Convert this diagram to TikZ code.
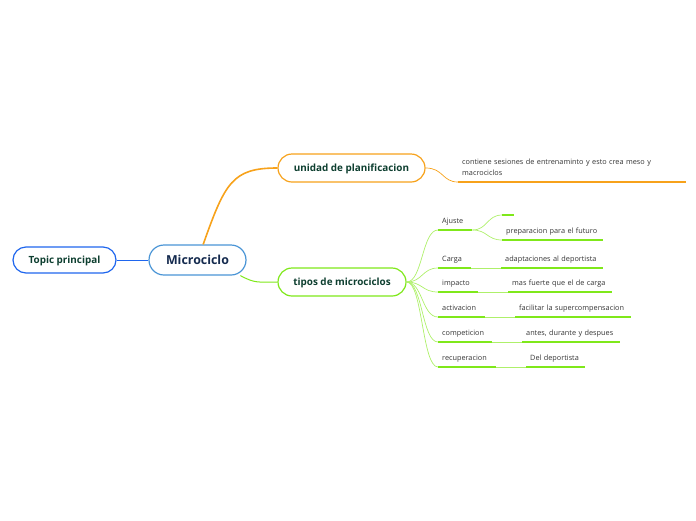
\documentclass[tikz,border=0pt]{standalone}
\usepackage{fontspec}
\setmainfont{Open Sans}
\definecolor{topblue}{HTML}{1F66EE}
\definecolor{midblue}{HTML}{4A95D6}
\definecolor{orangeb}{HTML}{F7A21B}
\definecolor{greenb}{HTML}{7FE81A}
\definecolor{greenl}{HTML}{AEF06A}
\definecolor{darkgr}{HTML}{0E3F30}
\definecolor{darknv}{HTML}{142A4E}
\definecolor{txtgr}{HTML}{333333}
\begin{document}
\begin{tikzpicture}[x=1pt, y=-1pt,
  topic/.style={draw, rounded corners=13pt, line width=1.2pt, fill=white,
    font=\bfseries\fontsize{9.9}{11}\selectfont, text=darkgr, inner sep=0pt,
    text height=7pt, text depth=0pt},
  sub/.style={anchor=south west, inner xsep=4pt, inner ysep=4pt,
    text height=6pt, text depth=2.5pt, align=left, text width=#1,
    font=\fontsize{7.3}{11}\selectfont, text=txtgr},
  uline/.style={line width=1.8pt},
  thin/.style={line width=0.7pt}]

  \useasboundingbox (0,0) rectangle (696,520);

  % main topics
  \node[topic, draw=topblue, minimum width=103pt, minimum height=26pt] (topic) at (64.5,260) {Topic principal};
  \node[topic, draw=midblue, text=darknv, font=\bfseries\fontsize{12.4}{14}\selectfont, text height=9pt,
    minimum width=97pt, minimum height=30pt, rounded corners=15pt] (micro) at (197.5,260) {Microciclo};
  \node[topic, draw=orangeb, minimum width=147pt, minimum height=28pt, rounded corners=14pt] (unidad) at (351.5,168) {unidad de planificacion};
  \node[topic, draw=greenb, minimum width=128pt, minimum height=28pt, rounded corners=14pt] (tipos) at (342,282) {tipos de microciclos};

  \draw[topblue, line width=1pt] (topic.east) -- (micro.west);
  \draw[orangeb, line width=1.6pt] (micro.70) .. controls +(22,-62) and +(-45,0) .. (unidad.west);
  \draw[greenb, line width=1pt] (micro.-20) .. controls +(15,8) and +(-20,0) .. (tipos.west);

  % unidad de planificacion
  \node[sub=220pt, text depth=13.5pt] (cont) at (458,182)
    {contiene sesiones de entrenaminto y esto crea meso y\\macrociclos};
  \draw[orangeb, uline] (cont.south west) -- (cont.south east);
  \draw[orangeb, thin] (unidad.east) .. controls +(18,0) and +(-16,0) .. (cont.south west);

  % tipos de microciclos
  \node[sub=26pt] (aju) at (438,230) {Ajuste};
  \node[sub=25pt] (car) at (438,268) {Carga};
  \node[sub=32pt] (imp) at (438,292) {impacto};
  \node[sub=39pt] (act) at (438,317) {activacion};
  \node[sub=46pt] (com) at (438,342) {competicion};
  \node[sub=50pt] (rec) at (438,367) {recuperacion};

  \node[sub=4pt] (vac) at (502,215) {};
  \node[sub=93pt] (pre) at (502,240) {preparacion para el futuro};
  \node[sub=94pt] (ada) at (501,268) {adaptaciones al deportista};
  \node[sub=96pt] (mas) at (508,292) {mas fuerte que el de carga};
  \node[sub=108pt] (fac) at (515,317) {facilitar la supercompensacion};
  \node[sub=90pt] (ant) at (522,342) {antes, durante y despues};
  \node[sub=51pt] (del) at (526,367) {Del deportista};

  \foreach \n in {aju,car,imp,act,com,rec,vac,pre,ada,mas,fac,ant,del}
    \draw[greenb, uline] (\n.south west) -- (\n.south east);

  \foreach \n in {aju,car,imp,act,com,rec}
    \draw[greenl, thin] (tipos.east) .. controls +(16,0) and +(-16,0) .. (\n.south west);

  \draw[greenl, thin] (aju.south east) .. controls +(15,0) and +(-15,0) .. (vac.south west);
  \draw[greenl, thin] (aju.south east) .. controls +(15,0) and +(-15,0) .. (pre.south west);
  \draw[greenl, thin] (car.south east) -- (ada.south west);
  \draw[greenl, thin] (imp.south east) -- (mas.south west);
  \draw[greenl, thin] (act.south east) -- (fac.south west);
  \draw[greenl, thin] (com.south east) -- (ant.south west);
  \draw[greenl, thin] (rec.south east) -- (del.south west);
\end{tikzpicture}
\end{document}
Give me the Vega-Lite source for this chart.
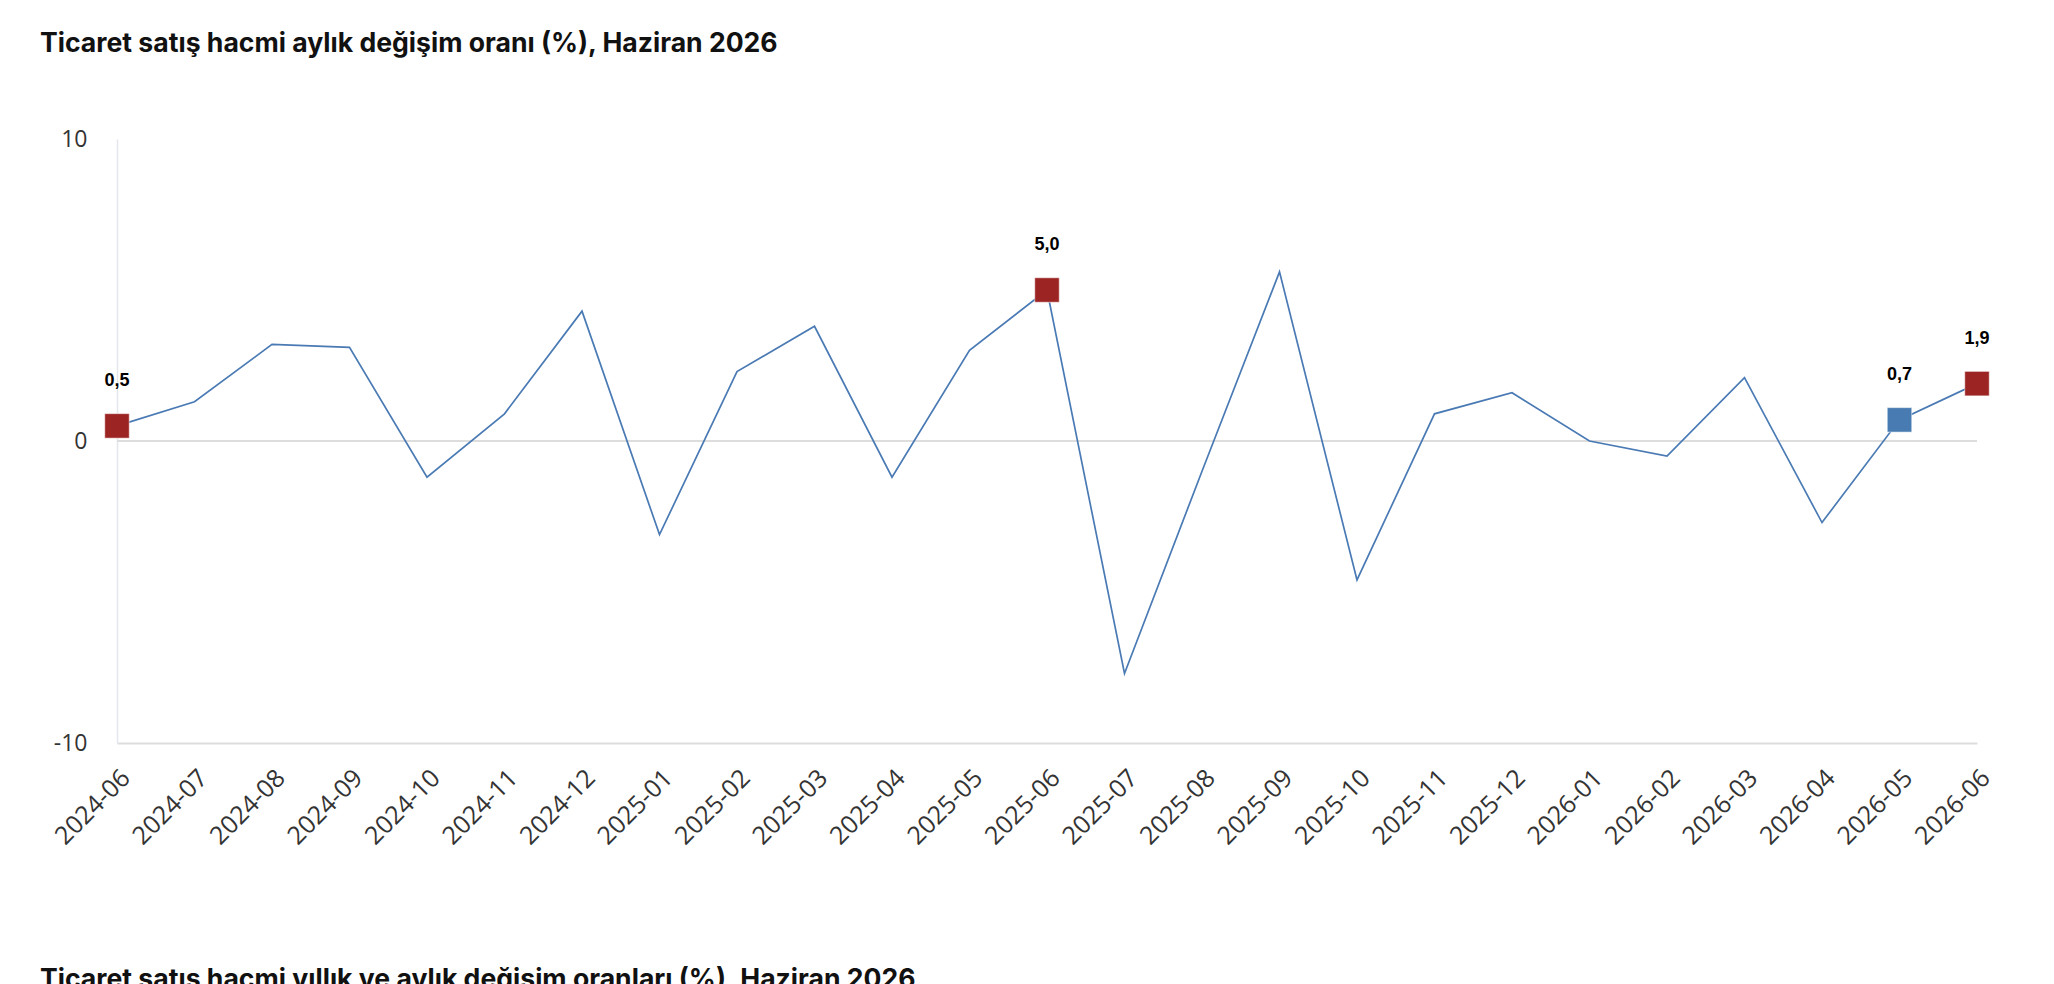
{
  "$schema": "https://vega.github.io/schema/vega-lite/v6.json",
  "description": "Ticaret satış hacmi aylık değişim oranı (%), Haziran 2026",
  "background": "#ffffff",
  "padding": {"left": 40, "top": 31, "right": 60, "bottom": 0},
  "title": {
    "text": "Ticaret satış hacmi aylık değişim oranı (%), Haziran 2026",
    "anchor": "start",
    "font": "Inter",
    "fontSize": 26.6,
    "fontWeight": 700,
    "color": "#111111",
    "offset": 70
  },
  "config": {
    "locale": {
      "number": {"decimal": ",", "thousands": ".", "grouping": [3], "currency": ["", " ₺"], "minus": "-"}
    },
    "view": {"stroke": null},
    "axis": {
      "labelFont": "Open Sans",
      "labelFontSize": 22,
      "labelColor": "#333333",
      "ticks": false,
      "grid": false,
      "title": null
    }
  },
  "spacing": 117,
  "vconcat": [
    {
      "width": 1860,
      "height": 604,
      "data": {
        "values": [
          {"month": "2024-06", "value": 0.5, "mark": "red"},
          {"month": "2024-07", "value": 1.3, "mark": null},
          {"month": "2024-08", "value": 3.2, "mark": null},
          {"month": "2024-09", "value": 3.1, "mark": null},
          {"month": "2024-10", "value": -1.2, "mark": null},
          {"month": "2024-11", "value": 0.9, "mark": null},
          {"month": "2024-12", "value": 4.3, "mark": null},
          {"month": "2025-01", "value": -3.1, "mark": null},
          {"month": "2025-02", "value": 2.3, "mark": null},
          {"month": "2025-03", "value": 3.8, "mark": null},
          {"month": "2025-04", "value": -1.2, "mark": null},
          {"month": "2025-05", "value": 3.0, "mark": null},
          {"month": "2025-06", "value": 5.0, "mark": "red"},
          {"month": "2025-07", "value": -7.7, "mark": null},
          {"month": "2025-08", "value": -1.0, "mark": null},
          {"month": "2025-09", "value": 5.6, "mark": null},
          {"month": "2025-10", "value": -4.6, "mark": null},
          {"month": "2025-11", "value": 0.9, "mark": null},
          {"month": "2025-12", "value": 1.6, "mark": null},
          {"month": "2026-01", "value": 0.0, "mark": null},
          {"month": "2026-02", "value": -0.5, "mark": null},
          {"month": "2026-03", "value": 2.1, "mark": null},
          {"month": "2026-04", "value": -2.7, "mark": null},
          {"month": "2026-05", "value": 0.7, "mark": "blue"},
          {"month": "2026-06", "value": 1.9, "mark": "red"}
        ]
      },
      "encoding": {
        "x": {
          "field": "month",
          "type": "ordinal",
          "sort": null,
          "scale": {"type": "point", "padding": 0},
          "axis": {
            "labelAngle": -45,
            "labelPadding": 22,
            "labelFontSize": 25,
            "domainColor": "#dddddd",
            "domainWidth": 2
          }
        },
        "y": {
          "field": "value",
          "type": "quantitative",
          "scale": {"domain": [-10, 10], "nice": false},
          "axis": {
            "values": [-10, 0, 10],
            "labelPadding": 30,
            "labelFontSize": 23,
            "domainColor": "#e3e6eb",
            "domainWidth": 1.5
          }
        }
      },
      "layer": [
        {
          "mark": {"type": "rule", "color": "#dddddd", "strokeWidth": 2},
          "encoding": {"x": null, "y": {"datum": 0}}
        },
        {
          "mark": {"type": "line", "color": "#4a7ab4", "strokeWidth": 1.7}
        },
        {
          "transform": [{"filter": "datum.mark != null"}],
          "mark": {"type": "point", "shape": "square", "filled": true, "size": 600, "opacity": 1, "stroke": "#ffffff", "strokeWidth": 1, "strokeOpacity": 0.5},
          "encoding": {
            "color": {
              "field": "mark",
              "type": "nominal",
              "scale": {"domain": ["red", "blue"], "range": ["#9c2524", "#487bb2"]},
              "legend": null
            }
          }
        },
        {
          "transform": [{"filter": "datum.mark != null"}],
          "mark": {"type": "text", "font": "Liberation Sans", "fontSize": 18, "fontWeight": "bold", "color": "#000000", "dy": -45, "baseline": "middle"},
          "encoding": {
            "text": {"field": "value", "type": "quantitative", "format": ".1f"}
          }
        }
      ]
    },
    {
      "width": 1860,
      "height": 1,
      "title": {
        "text": "Ticaret satış hacmi yıllık ve aylık değişim oranları (%), Haziran 2026",
        "anchor": "start",
        "font": "Inter",
        "fontSize": 26.6,
        "fontWeight": 700,
        "color": "#111111",
        "dx": -77,
        "offset": 0
      },
      "data": {"values": []},
      "mark": "point"
    }
  ]
}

════

EXERCISE DESCRIPTION: Start at the top of the entries and repeat each line exactly, ending at the line that contains "(0,0) rectangle (696,520);". Pictures are not part of the copy.

WRITTEN SOLUTION:
Convert this diagram to TikZ code.
\documentclass[tikz,border=0pt]{standalone}
\usepackage{fontspec}
\setmainfont{Open Sans}
\definecolor{topblue}{HTML}{1F66EE}
\definecolor{midblue}{HTML}{4A95D6}
\definecolor{orangeb}{HTML}{F7A21B}
\definecolor{greenb}{HTML}{7FE81A}
\definecolor{greenl}{HTML}{AEF06A}
\definecolor{darkgr}{HTML}{0E3F30}
\definecolor{darknv}{HTML}{142A4E}
\definecolor{txtgr}{HTML}{333333}
\begin{document}
\begin{tikzpicture}[x=1pt, y=-1pt,
  topic/.style={draw, rounded corners=13pt, line width=1.2pt, fill=white,
    font=\bfseries\fontsize{9.9}{11}\selectfont, text=darkgr, inner sep=0pt,
    text height=7pt, text depth=0pt},
  sub/.style={anchor=south west, inner xsep=4pt, inner ysep=4pt,
    text height=6pt, text depth=2.5pt, align=left, text width=#1,
    font=\fontsize{7.3}{11}\selectfont, text=txtgr},
  uline/.style={line width=1.8pt},
  thin/.style={line width=0.7pt}]

  \useasboundingbox (0,0) rectangle (696,520);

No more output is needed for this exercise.